26/6/17

Con mi cuerpo hago lo que quiero.


Consumación apocalíptica del cartesianismo, el cuerpo ha quedado reducido a la condición de (sucio) objeto que se manipula y se metamorfosea, elástico, hasta hacerlo irreconocible, desencarnado. De hecho, la biopolítica sostiene la necesidad de profanar –de negar- cualquier atisbo de santidad que pudiese quedar en él. No hay más yo que la cosa que piensa cómo reducir a extensión ilimitada ese adminículo que uno posee y del que se siente, por naturaleza, humillantemente enajenado.

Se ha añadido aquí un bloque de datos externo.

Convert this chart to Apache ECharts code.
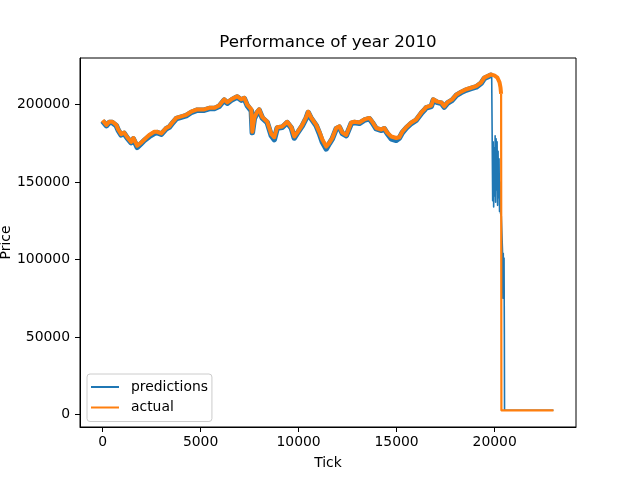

Sólo sometiéndolo hasta su aniquilación puede calmarse la sed sangrienta y enloquecedoramente solitaria de esos infectados titanes que quieren restaurar el reinado de su Caída. El fiat original modelado con arcilla y animado por el soplo del Creador devuelve, nítida, la agresiva imagen de demonios que desean borrar cualquier traza que les recuerde que la eternidad sostiene el instante de su condena –o de su salvación. Al mirar su rostro en el espejo de la creación observan un espantoso vacío. Como César en el circo, el pulgar de su capricho arranca al Hijo de los vientres maternos -o lo encaja de alquiler- y trastorna la identidad del Padre, mientras, enfebrecidos y embriagados de orgullo, preparan el asalto final a la fortaleza del Espíritu.